文章目录

步骤
1
:进入豆瓣网
步骤
2
:初始化变量
步骤
3
:HTTP请求与反爬策略（详细实现）
步骤
4
:HTML解析与数据提取
步骤
5
:完整代码

深入解析：基于Spring Boot的豆瓣电影海报爬虫实现

木易

原创

发布时间: 2025-07-12 15:38:09 | 阅读数

编码

springBoot

爬虫

豆瓣

Jsoup

在本教程中，我们将深入解析如何基于 Spring Boot 框架实现豆瓣电影海报的爬取与展示。为了满足页面展示需求，我们需要获取最新影片的封面海报及其相关信息。通过本教程的学习，你将掌握如何结合爬虫技术与 Spring Boot 后端开发，构建一个完整的电影信息抓取与展示系统，涵盖数据爬取、处理、存储的全流程。

进入豆瓣网

进入豆瓣电影页面后，我们可以爬取当前正在热映的影片信息。

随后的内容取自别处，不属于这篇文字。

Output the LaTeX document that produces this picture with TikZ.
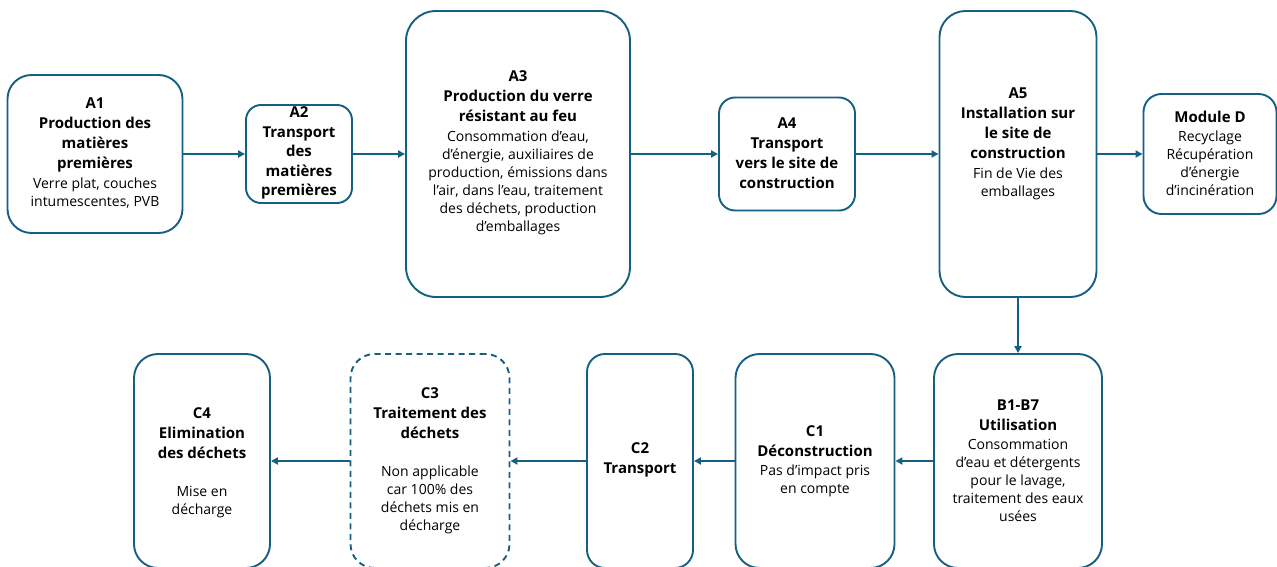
\documentclass[tikz,border=0pt]{standalone}
\usepackage{fontspec}
\setmainfont{Open Sans}
\usetikzlibrary{arrows.meta}
\definecolor{accent}{HTML}{156082}
\newcommand\tb[1]{{\fontsize{15}{18}\selectfont\bfseries #1}}
\begin{document}
\begin{tikzpicture}[x=1pt,y=-1pt,
  box/.style={draw=accent,line width=1.9pt,rounded corners=#1,inner sep=0pt},
  box/.default=24pt,
  dashbox/.style={box,dash pattern=on 6pt off 4.5pt},
  txt/.style={align=center,inner sep=0pt,font=\fontsize{14}{18}\selectfont,text=black},
  flow/.style={draw=accent,line width=1.9pt,-{Triangle[length=7pt,width=7pt]}}]
\useasboundingbox (0,0) rectangle (1277,567);
% top row
\node[box,minimum width=175pt,minimum height=158pt] (A1) at (95,154) {};
\node[box=15pt,minimum width=106pt,minimum height=98pt] (A2) at (299,154) {};
\node[box=30pt,minimum width=224pt,minimum height=286pt] (A3) at (518,154) {};
\node[box=16pt,minimum width=136pt,minimum height=113pt] (A4) at (787,154) {};
\node[box=26pt,minimum width=157pt,minimum height=286pt] (A5) at (1018,154) {};
\node[box=18pt,minimum width=133pt,minimum height=120pt] (D) at (1210,154) {};
% bottom row
\node[box,minimum width=168pt,minimum height=214pt] (B) at (1018,461) {};
\node[box,minimum width=159pt,minimum height=214pt] (C1) at (815,461) {};
\node[box=18pt,minimum width=106pt,minimum height=214pt] (C2) at (640,461) {};
\node[dashbox,minimum width=159pt,minimum height=214pt] (C3) at (430,461) {};
\node[box,minimum width=136pt,minimum height=214pt] (C4) at (202,461) {};
% texts
\node[txt] (tA1) at (95,153) {\tb{A1}\\[2pt]\tb{Production des}\\[2pt]\tb{matières}\\[2pt]\tb{premières}\\[2pt]Verre plat, couches\\intumescentes, PVB};
\node[txt] (tA2) at (299,153) {\tb{A2}\\[1.5pt]\tb{Transport}\\[1.5pt]\tb{des}\\[1.5pt]\tb{matières}\\[1.5pt]\tb{premières}};
\node[txt] (tA3) at (518,153) {\tb{A3}\\[2pt]\tb{Production du verre}\\[2pt]\tb{résistant au feu}\\[2pt]Consommation d’eau,\\d’énergie, auxiliaires de\\production, émissions dans\\l’air, dans l’eau, traitement\\des déchets, production\\d’emballages};
\node[txt] (tA4) at (787,153) {\tb{A4}\\[2pt]\tb{Transport}\\[2pt]\tb{vers le site de}\\[2pt]\tb{construction}};
\node[txt] (tA5) at (1018,144) {\tb{A5}\\[2pt]\tb{Installation sur}\\[2pt]\tb{le site de}\\[2pt]\tb{construction}\\[2pt]Fin de Vie des\\emballages};
\node[txt] (tD) at (1210,153) {\tb{Module D}\\[1pt]Recyclage\\Récupération\\d’énergie\\d’incinération};
\node[txt] (tB) at (1018,461) {\tb{B1-B7}\\[2pt]\tb{Utilisation}\\[1pt]Consommation\\d’eau et détergents\\pour le lavage,\\traitement des eaux\\usées};
\node[txt] (tC1) at (815,461) {\tb{C1}\\[2pt]\tb{Déconstruction}\\[1pt]Pas d’impact pris\\en compte};
\node[txt] (tC2) at (640,460) {\tb{C2}\\[2pt]\tb{Transport}};
\node[txt] (tC3) at (430,461) {\tb{C3}\\[2pt]\tb{Traitement des}\\[2pt]\tb{déchets}\\[20pt]Non applicable\\car 100\% des\\déchets mis en\\décharge};
\node[txt] (tC4) at (202,463) {\tb{C4}\\[2pt]\tb{Elimination}\\[2pt]\tb{des déchets}\\[20pt]Mise en\\décharge};
% connectors
\draw[flow] (A1.east) -- (A1.east -| A2.west);
\draw[flow] (A2.east) -- (A2.east -| A3.west);
\draw[flow] (A3.east) -- (A3.east -| A4.west);
\draw[flow] (A4.east) -- (A4.east -| A5.west);
\draw[flow] (A5.east) -- (A5.east -| D.west);
\draw[flow] (A5.south) -- (A5.south |- B.north);
\draw[flow] (B.west) -- (B.west -| C1.east);
\draw[flow] (C1.west) -- (C1.west -| C2.east);
\draw[flow] (C2.west) -- (C2.west -| C3.east);
\draw[flow] (C3.west) -- (C3.west -| C4.east);
\end{tikzpicture}
\end{document}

点击“全部正在热映”选项，进入相关页面后，系统会显示你当前所在的城市，并且支持切换至其他城市，以便查看不同地区的热映影片情况。

初始化变量

@Component

public class TaskUtil {

@Resource

MovieService movieService; // 数据库服务层注入

// 配置爬取页面URL地 /nowplaying/要爬取的城市名称/

private static final String DOUBAN_MOVIE_URL =

"https://movie.douban.com/cinema/nowplaying/beijing/";

// 用于模拟浏览器身份标识

private static final String USER_AGENT =

"Mozilla/5.0 (Windows NT 10.0; Win64; x64; rv:71.0) Gecko/20100101 Firefox/71.0";

// 存储HTTP请求中Accept头部的信息，客户端期望从服务器获取的内容类型及其优先级

private static final String ACCEPT_HEADER =

"text/html,application/xhtml+xml,application/xml;q=0.9,*/*;q=0.8";

// 模拟浏览器Cookie

private static final String COOKIE = "ll=\"108288\"; bid=bUEPKsO4-L4; ...";

// 本地图片存储路

private static final String filePath = "haibao/";

// 图片访问域名

private static final String fileHost = "http://localhost:8080/api/";

}

获取 Cookie、User-Agent 和 Accept-Header 的方式如下：

打开浏览器，进入目标网页（如豆瓣电影页面）。
右键点击空白区域，选择“检查”打开开发者工具。
切换到 Network（网络） 标签，并设置筛选条件为 All（全部）。
刷新页面，找到任意一个 HTTP 请求。
点击该请求，在 Headers（标头） 选项中可以查看以下信息：
User-Agent：浏览器标识信息。
Accept：客户端接受的数据类型。
Cookie：用于维持会话状态的信息。

这些参数可用于模拟浏览器请求，绕过反爬虫机制。

filePath和fileHost：

filePath：图片在本地文件系统的存储目录，值为 "haibao/"，表示所有下载的图片将保存在此目录下。
fileHost：图片在网络上可访问的基础URL，值为 "http://localhost:8080/api/"，用于提供图片的在线访问链接。

Maven 依赖配置（pom.xml）

在项目 pom.xml 文件中添加以下依赖项，以便支持 HTTP 请求和 HTML 解析功能：

xml

深色版本

<groupId>org.apache.httpcomponents.client5</groupId>

<artifactId>httpclient5</artifactId>

</dependency>

<groupId>org.jsoup</groupId>

<artifactId>jsoup</artifactId>

</dependency>

HTTP请求与反爬策略（详细实现）

try (CloseableHttpClient httpClient = HttpClients.createDefault()) {

HttpGet httpGet = new HttpGet(DOUBAN_MOVIE_URL);

// 设置请求头伪装浏览器

httpGet.setHeader("Accept", ACCEPT_HEADER);

httpGet.setHeader("User-Agent", USER_AGENT);

httpGet.setHeader("Cookie", COOKIE);

try (CloseableHttpResponse response = httpClient.execute(httpGet)) {

// 获取HTML内容

String htmlContent = EntityUtils.toString(response.getEntity());

// 进入解析流程

parseAndSaveMovies(htmlContent);

} catch (Exception e) {

throw new RuntimeException(e);

}

User-Agent模拟Firefox浏览器
Cookie携带用户会话信息（如bid身份标识）
使用try-with-resources确保HTTP连接自动关闭

HTML解析与数据提取

在页面空白处点击鼠标右键，选择“检查”以打开开发者工具。随后可以找到我们所需爬取内容对应的页面元素，查看其 class 或 id 等标识信息。接着，我们可以通过其中一个标识来获取该部分页面的 HTML 内容，并使用 Jsoup 将其解析为文档对象模型（DOM），以便进行后续的数据提取和处理。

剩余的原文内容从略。